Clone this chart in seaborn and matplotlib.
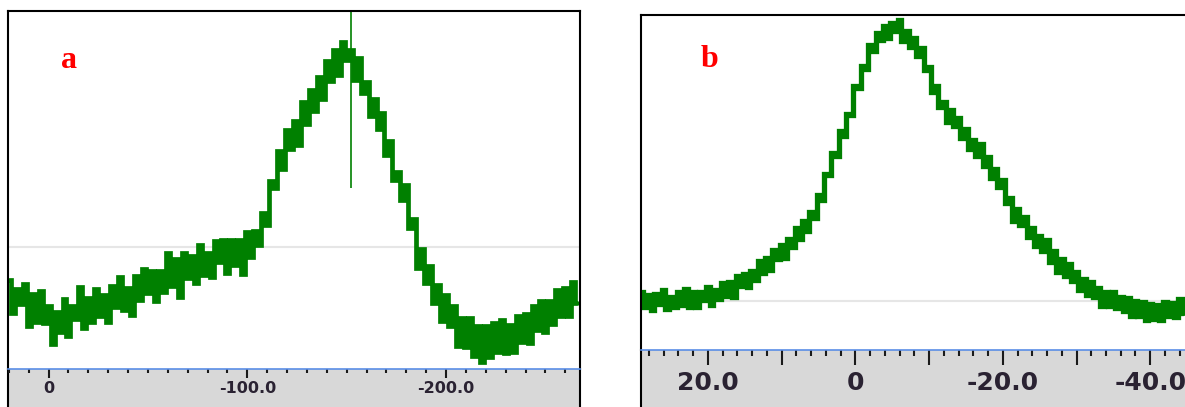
import numpy as np
import pandas as pd
import matplotlib
matplotlib.use("Agg")
import matplotlib.pyplot as plt
import seaborn as sns
from matplotlib.ticker import MultipleLocator

sns.set_style("white")
plt.rcParams["font.family"] = ["DejaVu Sans"]
plt.rcParams["axes.unicode_minus"] = False

# --- panel a: shift axis, one reading every 2 units from 20 down to -266
a_start, a_step = 20.0, -2.0
a_counts = [25.0, 15.8, 22.5, 18.1, 23.9, 12.1, 21.1, 13.2, 21.9, 13.0,
            17.7, 7.0, 15.9, 10.5, 19.6, 9.4, 17.7, 14.0, 23.1, 11.5,
            20.0, 13.2, 22.4, 14.8, 20.8, 13.3, 23.3, 17.3, 25.7, 16.6,
            22.7, 15.2, 26.1, 19.4, 28.0, 21.3, 27.4, 19.0, 27.5, 21.5,
            32.4, 23.3, 30.9, 20.1, 32.5, 25.6, 31.6, 24.0, 34.8, 26.4,
            32.5, 25.8, 35.8, 29.9, 36.0, 26.8, 36.0, 29.2, 36.0, 26.7,
            38.2, 31.3, 38.7, 34.8, 43.5, 40.3, 52.6, 50.5, 61.0, 55.8,
            66.7, 61.6, 69.2, 62.7, 74.7, 68.4, 77.9, 72.1, 81.5, 75.4,
            86.0, 80.4, 89.0, 82.2, 91.4, 86.4, 89.2, 80.7, 87.0, 77.2,
            80.2, 70.6, 75.5, 67.0, 71.5, 59.9, 63.7, 52.8, 55.0, 47.2,
            51.4, 39.5, 41.9, 28.2, 33.6, 24.0, 28.8, 18.6, 23.6, 13.6,
            20.8, 12.0, 17.7, 6.4, 14.2, 6.3, 14.4, 3.6, 12.0, 2.1,
            12.2, 3.3, 12.9, 4.9, 13.8, 4.6, 12.3, 4.8, 14.9, 7.5,
            15.4, 7.3, 17.6, 11.1, 19.1, 10.3, 19.0, 12.6, 22.2, 14.9,
            22.8, 14.8, 24.3, 18.6]
a_marker_x = -152.0
a_marker_lo, a_marker_hi = 50.6, 100.0
a_grid_y = 34.2
a_major = [0, -100, -200]
a_labels = ["0", "-100.0", "-200.0"]

# --- panel b: one reading every 0.5 units from 29 down to -44.5
b_start, b_step = 29.0, -0.5
b_counts = [17.2, 12.7, 16.2, 11.7, 16.7, 13.7, 17.7, 12.2, 15.7, 12.7,
            17.2, 13.2, 18.2, 12.8, 17.1, 12.8, 17.1, 14.8, 18.6, 13.4,
            17.7, 15.0, 19.8, 16.1, 20.2, 15.8, 21.9, 19.0, 22.6, 18.8,
            23.5, 20.8, 26.5, 22.8, 27.3, 23.7, 29.7, 27.2, 31.2, 27.4,
            33.0, 30.7, 36.3, 33.0, 38.5, 35.5, 41.0, 39.3, 46.3, 44.8,
            52.5, 52.1, 58.8, 57.9, 65.4, 63.9, 70.4, 70.2, 78.7, 78.2,
            84.7, 84.0, 91.0, 89.2, 94.6, 92.5, 96.8, 93.2, 97.7, 95.3,
            98.4, 92.2, 95.2, 90.4, 93.1, 87.8, 90.0, 83.5, 84.4, 76.9,
            78.9, 72.5, 74.0, 68.1, 71.6, 66.7, 69.3, 63.3, 65.9, 60.0,
            62.7, 57.8, 61.4, 54.9, 57.4, 51.4, 53.9, 48.6, 50.7, 43.8,
            45.4, 38.4, 42.0, 37.1, 39.6, 33.7, 36.4, 30.8, 34.0, 29.3,
            32.6, 26.3, 29.3, 23.2, 27.2, 22.1, 25.5, 20.6, 23.1, 17.7,
            21.2, 16.3, 20.2, 15.6, 18.5, 12.9, 17.3, 13.0, 17.3, 12.5,
            15.8, 11.5, 15.5, 10.0, 14.6, 10.1, 14.2, 8.7, 13.7, 9.2,
            13.2, 8.7, 14.3, 9.9, 14.0, 9.6, 15.2, 10.8]
b_grid_y = 14.6
b_major = [20, 0, -20, -40]
b_labels = ["20.0", "0", "-20.0", "-40.0"]

df_a = pd.DataFrame({"shift": a_start + a_step * np.arange(len(a_counts)),
                     "counts": a_counts})
df_b = pd.DataFrame({"shift": b_start + b_step * np.arange(len(b_counts)),
                     "counts": b_counts})

GREEN = "#008000"
BLUE = "#5a8ee6"
BAND = "#d8d8d8"
W, H = 1185, 407
fig = plt.figure(figsize=(W / 100, H / 100), dpi=100)


def box(l, t, r, b):
    return [l / W, 1 - b / H, (r - l) / W, (b - t) / H]


def panel(data_box, band_box, xlim, df, grid_y, major, labels, minor,
          maj_len, min_len, fsize, pad, lw):
    band = fig.add_axes(band_box)
    band.set_facecolor(BAND)
    band.set_xticks([])
    band.set_yticks([])
    for s in ["top", "bottom"]:
        band.spines[s].set_visible(False)
    for s in ["left", "right"]:
        band.spines[s].set_color("black")
        band.spines[s].set_linewidth(1.5)

    ax = fig.add_axes(data_box)
    ax.set_facecolor("white")
    ax.axhline(grid_y, color="#e6e6e6", lw=1.5, zorder=0)
    sns.lineplot(data=df, x="shift", y="counts", ax=ax, color=GREEN,
                 linewidth=lw, drawstyle="steps-mid", estimator=None,
                 errorbar=None, legend=False, solid_joinstyle="miter")
    ax.set_xlim(*xlim)
    ax.set_ylim(0, 100)
    ax.set_yticks([])
    ax.set_xlabel("")
    ax.set_ylabel("")
    ax.xaxis.set_major_locator(MultipleLocator(major))
    lookup = dict(zip(labels[0], labels[1]))
    ticks = ax.get_xticks()
    ax.set_xticks(ticks, [lookup.get(int(round(t)), "") for t in ticks],
                  fontweight="bold")
    ax.xaxis.set_minor_locator(MultipleLocator(minor))
    ax.tick_params(axis="x", which="major", direction="out", length=maj_len,
                   width=1.5, color="#1a1a1a", pad=pad, labelsize=fsize,
                   labelcolor="#2a2232", bottom=True)
    ax.tick_params(axis="x", which="minor", direction="out", length=min_len,
                   width=1.5, color="#1a1a1a", bottom=True)
    ax.set_xlim(*xlim)
    for s in ["left", "right", "top"]:
        ax.spines[s].set_color("black")
        ax.spines[s].set_linewidth(1.5)
    ax.spines["bottom"].set_color(BLUE)
    ax.spines["bottom"].set_linewidth(1.2)
    return ax


ax_a = panel(box(8, 11, 580, 369.3), box(8, 369.3, 580, 440),
             (20.43, -267.4), df_a, a_grid_y, 100, (a_major, a_labels), 10,
             6.5, 3, 11.5, 2, 3.4)
ax_a.vlines(a_marker_x, a_marker_lo, a_marker_hi, color=GREEN, lw=1.2)

ax_b = panel(box(641, 15, 1200, 349.5), box(641, 349.5, 1200, 440),
             (29.07, -46.75), df_b, b_grid_y, 10, (b_major, b_labels), 2,
             11, 4.5, 18, 4.5, 3.8)

fig.text(60.7 / W, 1 - 68 / H, "a", color="red", fontsize=23,
         fontweight="bold", family="Liberation Serif", va="baseline")
fig.text(700.5 / W, 1 - 67 / H, "b", color="red", fontsize=23,
         fontweight="bold", family="Liberation Serif", va="baseline")

fig.savefig("out.png", dpi=100)
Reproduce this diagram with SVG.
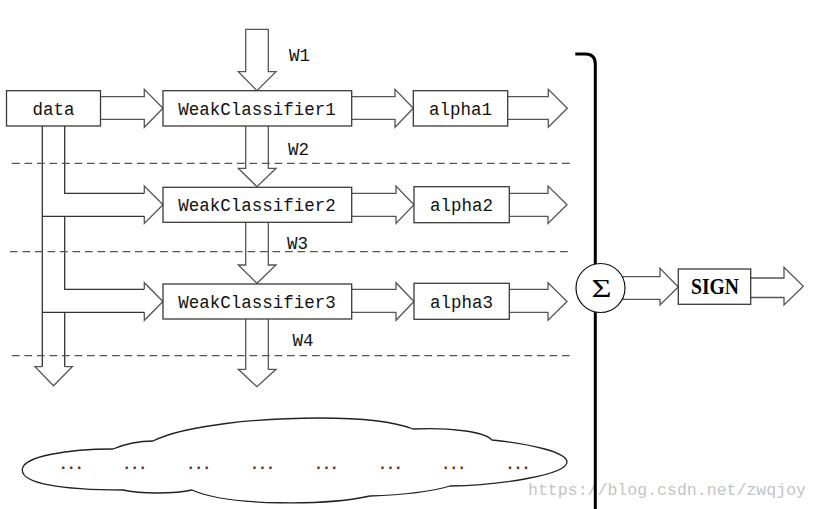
<svg xmlns="http://www.w3.org/2000/svg" width="819" height="509" viewBox="0 0 819 509">
<style>
.box{fill:#fff;stroke:#3a3a3a;stroke-width:1.3}
.arr{fill:none;stroke:#555;stroke-width:1.3;stroke-linejoin:miter}
.dl{fill:none;stroke:#333;stroke-width:1.3}
.dash{fill:none;stroke:#555;stroke-width:1.3;stroke-dasharray:7.7 4.8}
.t{font-family:"Liberation Mono",monospace;font-size:17.5px;fill:#111;text-anchor:middle}
.w{font-family:"Liberation Mono",monospace;font-size:17.5px;fill:#111}
.dots{font-family:"Liberation Sans",sans-serif;font-weight:bold;font-size:16px;letter-spacing:3.5px;fill:#6b2a1a}
</style>
<rect width="819" height="509" fill="#fff"/>

<g id="connectors">
  <!-- W1 arrow -->
  <path class="arr" d="M245.7,29.3 H268.3 V71.7 H276 L257,90.7 L238.3,71.7 H245.7 Z"/>
  <!-- W2 arrow -->
  <path class="arr" d="M245.7,126 V168.3 H238.3 L257,186.7 L276,168.3 H268.3 V126"/>
  <!-- W3 arrow -->
  <path class="arr" d="M245.7,222.3 V265 H238.3 L257,283.3 L276,265 H268.3 V222.3"/>
  <!-- W4 arrow -->
  <path class="arr" d="M245.7,319 V369.3 H238.3 L257,386.7 L276,369.3 H268.3 V319"/>

  <!-- row 1 -->
  <path class="arr" d="M100.5,96.7 H144.3 V89.3 L163,108.3 L144.3,127.3 V119.3 H100.5"/>
  <path class="arr" d="M351.7,96.7 H395 V89.3 L413.3,108.3 L395,127.3 V119.3 H351.7"/>
  <path class="arr" d="M507.7,96.7 H548.3 V89.3 L567.3,108.3 L548.3,127.3 V119.3 H507.7"/>
  <!-- row 2 -->
  <path class="arr" d="M351.7,193.3 H396 V186 L414,204.8 L396,223.5 V216.3 H351.7"/>
  <path class="arr" d="M509.3,193.3 H548 V186 L567,204.8 L548,223.5 V216.3 H509.3"/>
  <!-- row 3 -->
  <path class="arr" d="M351.7,289.3 H396 V282.7 L414,301.5 L396,320.3 V312.3 H351.7"/>
  <path class="arr" d="M509.3,289.3 H548 V282.7 L567,301.5 L548,320.3 V312.3 H509.3"/>

  <!-- data distribution -->
  <path class="dl" d="M64.7,126 V193.3 H144.3"/>
  <path class="arr" d="M144.3,193.3 V186 L163,204.8 L144.3,223.5 V216.3"/>
  <path class="dl" d="M144.3,216.3 H42.3"/>
  <path class="dl" d="M64.7,216.3 V289.3 H144.3"/>
  <path class="arr" d="M144.3,289.3 V282.7 L163,301.5 L144.3,320.3 V312.3"/>
  <path class="dl" d="M144.3,312.3 H42.3"/>
  <path class="dl" d="M42.3,126 V366.7"/>
  <path class="dl" d="M64.7,312.3 V366.7"/>
  <path class="arr" d="M42.3,366.7 H35 L53.5,385.7 L72.3,366.7 H64.7"/>

  <!-- sigma to SIGN, SIGN out -->
  <path class="arr" d="M622.2,276.7 H660 V268.3 L678.3,287 L660,305 V299.3 H622.2"/>
  <path class="arr" d="M750.7,278 H784 V267.3 L803.3,286.3 L784,305 V297.5 H750.7"/>

  <!-- dashed separators -->
  <path class="dash" d="M12,163.3 H571"/>
  <path class="dash" d="M10,251.7 H569"/>
  <path class="dash" d="M12,355.7 H571"/>
</g>

<g id="labels">
  <text class="w" x="289" y="61">W1</text>
  <text class="w" x="288" y="154.5">W2</text>
  <text class="w" x="287" y="248.5">W3</text>
  <text class="w" x="292.5" y="346">W4</text>
</g>

<g id="node-data">
  <rect class="box" x="6.5" y="90.7" width="94" height="35.3"/>
  <text class="t" x="53.5" y="114.5">data</text>
</g>
<g id="node-wc1">
  <rect class="box" x="163" y="90.7" width="188.7" height="35.3"/>
  <text class="t" x="257" y="115">WeakClassifier1</text>
</g>
<g id="node-wc2">
  <rect class="box" x="163" y="187.3" width="188.7" height="35"/>
  <text class="t" x="257" y="211">WeakClassifier2</text>
</g>
<g id="node-wc3">
  <rect class="box" x="163" y="284" width="188.7" height="35"/>
  <text class="t" x="257" y="307.7">WeakClassifier3</text>
</g>
<g id="node-alpha1">
  <rect class="box" x="413.3" y="90.7" width="94.4" height="35.3"/>
  <text class="t" x="460.5" y="115">alpha1</text>
</g>
<g id="node-alpha2">
  <rect class="box" x="414" y="186.7" width="95.3" height="36"/>
  <text class="t" x="461.6" y="211">alpha2</text>
</g>
<g id="node-alpha3">
  <rect class="box" x="414" y="283.3" width="95.3" height="36"/>
  <text class="t" x="461.6" y="307.7">alpha3</text>
</g>

<g id="node-cloud">
  <path fill="#fff" stroke="#222" stroke-width="1.3" d="M22.3,470 C22,456 70,449 113,449 C125,444 140,441 153,441 C185,425 260,418 320,418 C360,418 395,422 413,429 C450,427 485,432 492,440 C530,444 567,452 567,462 C567,475 500,485 450,486 C430,492 400,495 370,496 C330,505 230,507 192,490 C175,494 140,494 123,490 C60,490 22,483 22.3,470 Z"/>
  <text class="dots" x="61" y="469">...</text>
  <text class="dots" x="124.5" y="469">...</text>
  <text class="dots" x="188.5" y="469">...</text>
  <text class="dots" x="252.3" y="469">...</text>
  <text class="dots" x="316.2" y="469">...</text>
  <text class="dots" x="380.2" y="469">...</text>
  <text class="dots" x="443.6" y="469">...</text>
  <text class="dots" x="507.8" y="469">...</text>
</g>

<text x="528" y="495" font-family="'Liberation Mono',monospace" font-size="16.5px" fill="#c4c4c4" textLength="278" lengthAdjust="spacingAndGlyphs">https://blog.csdn.net/zwqjoy</text>

<g id="bracket">
  <path d="M575.3,54 H585.3 Q595.3,54 595.3,64 V509" fill="none" stroke="#000" stroke-width="3"/>
</g>

<g id="node-sigma">
  <circle cx="600.5" cy="288" r="24.5" fill="#fff" stroke="#111" stroke-width="1.2"/>
  <text x="601.5" y="296.7" font-family="'Liberation Serif',serif" font-size="25px" fill="#000" text-anchor="middle" textLength="20" lengthAdjust="spacingAndGlyphs">Σ</text>
</g>

<g id="node-sign">
  <rect class="box" x="678.3" y="269" width="72.4" height="35.3"/>
  <text x="691" y="294.3" font-family="'Liberation Serif',serif" font-weight="bold" font-size="23px" fill="#000" textLength="48" lengthAdjust="spacingAndGlyphs">SIGN</text>
</g>
</svg>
----------------
Among the lines above, determine how many hold the word "matplotlib"; report the figure alone.

5